What are the requirements for standing? Standing means having the right to apply for the relief sought. “To have standing, the accused must allege that the abusive conduct tainted the police investigation or operation targeting them or the court proceedings against them.” [39] Of course, an allegation has to be proved, and failure to prove taint here will result in failure to show standing. Taint of the proceedings is sufficient, and personal prejudice is not required [49]. The connection between the misconduct and the taint must be a sufficient causal connection [54], as where it occurred in the course of the investigation or police operation targeting the defendant [56]. The defendant must satisfy the court that continuation of the proceedings against them individually would in itself do further harm to the integrity of the justice system [59].


Once standing is established, the issue of whether there would be an abuse of process in the residual category arising from the continuation of the proceedings can be considered [65].


In this appeal several breaches of the Canadian Charter were alleged to constitute abuse of process when considered together. The main specific breach was alleged to be of s 10(b), the right to retain and instruct counsel without delay and to be informed of that right. And the general right in s 7 to life, liberty and security of the person was also relied on by the defendants. To a lesser extent, the right in s 8 to be secure against unreasonable search or seizure was also relied on. The case law had established a way, or framework, for analyzing each, and the question was, how should these frameworks inter-relate? This is where Rowe J offers clarification: the specific right should be addressed first, and the more general right should only be addressed if no breach of the more specific one was proved [129] (cf [75], where the framework for analyzing the more general right is applied to get an overall perspective on whether abuse of process has been established).


Once an abuse of process has been established, and a stay of proceedings is sought, an important requirement is that there should be no other appropriate remedy for the abuse of process. For example, in some cases exclusion of tainted evidence might be a sufficient remedy. The need for an absence of adequate alternative remedy reflects the stay as a remedy that is only given in the clearest of cases [113]. The three requirements, set out there, are that continuation of the proceedings would prejudice either the defendant’s right to a fair trial or the integrity of the justice system, that there is no alternative remedy capable of redressing the prejudice, and that if these considerations do not answer whether a stay should be granted then the court must balance the interests in favour of granting a stay against the interest that society has in a having a final decision on the merits.

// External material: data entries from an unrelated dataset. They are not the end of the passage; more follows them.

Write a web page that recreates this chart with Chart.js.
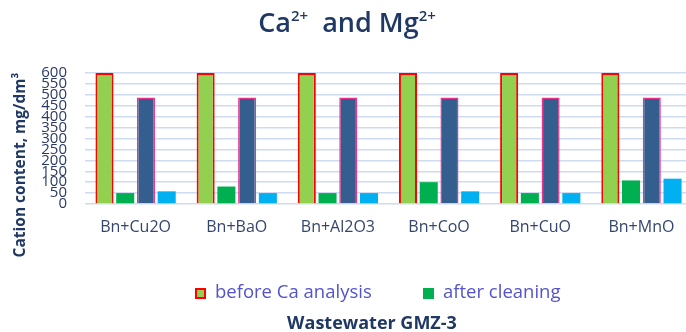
<!DOCTYPE html>
<html>
<head>
<meta charset="utf-8">
<script src="https://cdn.jsdelivr.net/npm/chart.js@4"></script>
<style>
html, body { margin: 0; padding: 0; overflow: hidden; background: #fff; }
#wrap { width: 693px; height: 332px; position: relative; }
</style>
</head>
<body>
<div id="wrap"><canvas id="myChart"></canvas></div>
<script>
var categories = ["Bn+Cu2O", "Bn+BaO", "Bn+Al2O3", "Bn+CoO", "Bn+CuO", "Bn+MnO"];
var caBefore = [600, 600, 600, 600, 600, 600];
var caAfter = [50, 80, 50, 100, 50, 108];
var mgBefore = [488, 488, 488, 488, 488, 488];
var mgAfter = [58, 50, 50, 58, 50, 116];
var yMax = 600;
var yStep = 50;

var navy = "#1f3864";

// titles and the two-item legend are drawn here
var textPlugin = {
	id: "texts",
	afterDraw: function(chart) {
		var c = chart.ctx;
		c.save();
		c.fillStyle = navy;
		c.textBaseline = "alphabetic";

		// title with superscripts
		var big = "600 27px 'Open Sans'";
		var small = "600 15px 'Open Sans'";
		var parts = [["Ca", big, 0], ["2+", small, -11], ["  and Mg", big, 0], ["2+", small, -11]];
		var w = 0;
		parts.forEach(function(p){ c.font = p[1]; w += c.measureText(p[0]).width; });
		var x = 347 - w / 2;
		parts.forEach(function(p){
			c.font = p[1];
			c.textAlign = "left";
			c.fillText(p[0], x, 32 + p[2]);
			x += c.measureText(p[0]).width;
		});

		// y axis title
		c.save();
		c.translate(21, 165);
		c.rotate(-Math.PI / 2);
		c.font = "bold 15.5px 'Open Sans'";
		c.textAlign = "center";
		c.textBaseline = "middle";
		c.fillText("Cation content, mg/dm³", 0, 0);
		c.restore();

		// x axis title
		c.font = "bold 18px 'Open Sans'";
		c.textAlign = "center";
		c.textBaseline = "middle";
		c.fillText("Wastewater GMZ-3", 372, 324);

		// legend
		var lx = [195, 423];
		var k = 0;
		chart.data.datasets.forEach(function(ds){
			if (!ds.inLegend) return;
			var bx = lx[k++];
			c.fillStyle = ds.backgroundColor;
			c.fillRect(bx, 288, 11, 11);
			if (ds.borderWidth) {
				c.strokeStyle = ds.borderColor;
				c.lineWidth = 2;
				c.strokeRect(bx + 1, 289, 9, 9);
			}
			c.fillStyle = "#5353cc";
			c.font = "18.5px 'Open Sans'";
			c.textAlign = "left";
			c.textBaseline = "middle";
			c.fillText(ds.label, bx + 20, 293);
		});
		c.restore();
	}
};

var ctx = document.getElementById("myChart");

var data = {
	labels : categories,
	datasets : [
		{
			label : "before Ca analysis",
			data : caBefore,
			backgroundColor : "#92d050",
			borderColor : "#ff0000",
			borderWidth : 2,
			inLegend : true
		},
		{
			label : "after cleaning",
			data : caAfter,
			backgroundColor : "#00b050",
			borderWidth : 0,
			inLegend : true
		},
		{
			label : "before Mg analysis",
			data : mgBefore,
			backgroundColor : "#335e8e",
			borderColor : "#e8368f",
			borderWidth : 1.5
		},
		{
			label : "after cleaning Mg",
			data : mgAfter,
			backgroundColor : "#00b0f0",
			borderWidth : 0
		}
	]
};

var myChart = new Chart(ctx, {
	type : "bar",
	data : data,
	plugins : [textPlugin],
	options : {
		responsive : true,
		maintainAspectRatio : false,
		animation : false,
		devicePixelRatio : 1,
		layout : { padding : { top : 73, right : 1, bottom : 88, left : 0 } },
		datasets : { bar : { categoryPercentage : 0.82, barPercentage : 0.87 } },
		plugins : {
			legend : { display : false },
			title : { display : false },
			tooltip : { enabled : false }
		},
		scales : {
			x : {
				grid : { display : false, drawTicks : false },
				border : { display : false },
				ticks : { font : { family : "Open Sans", size : 16 }, color : "#34466e", padding : 14 },
				afterFit : function(s){ s.height = 40; }
			},
			y : {
				min : 0,
				max : yMax,
				grid : { color : "#cfdcef", lineWidth : 1.5, drawTicks : false },
				border : { display : false },
				ticks : {
					stepSize : yStep,
					autoSkip : false,
					font : { family : "Open Sans", size : 15 },
					color : "#2a3a66",
					padding : 18
				},
				afterFit : function(s){ s.width = 85; }
			}
		}
	}
});
</script>
</body>
</html>
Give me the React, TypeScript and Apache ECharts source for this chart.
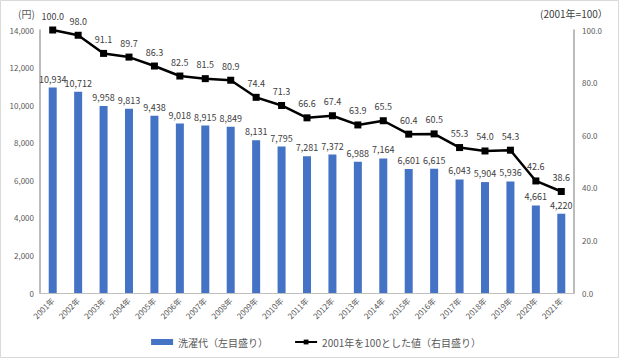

I must say I find it odd that this third consideration treats the preservation of the integrity of the justice system as a matter that can be balanced, or compromised. The question should be, what is required to preserve the integrity of the justice system - denunciation of the official misconduct or a final determination of the question of the defendant’s guilt or innocence?


Anyway, because of errors at first instance the Supreme Court ordered new hearings on the motions for stay of proceedings and for exclusion of evidence [110].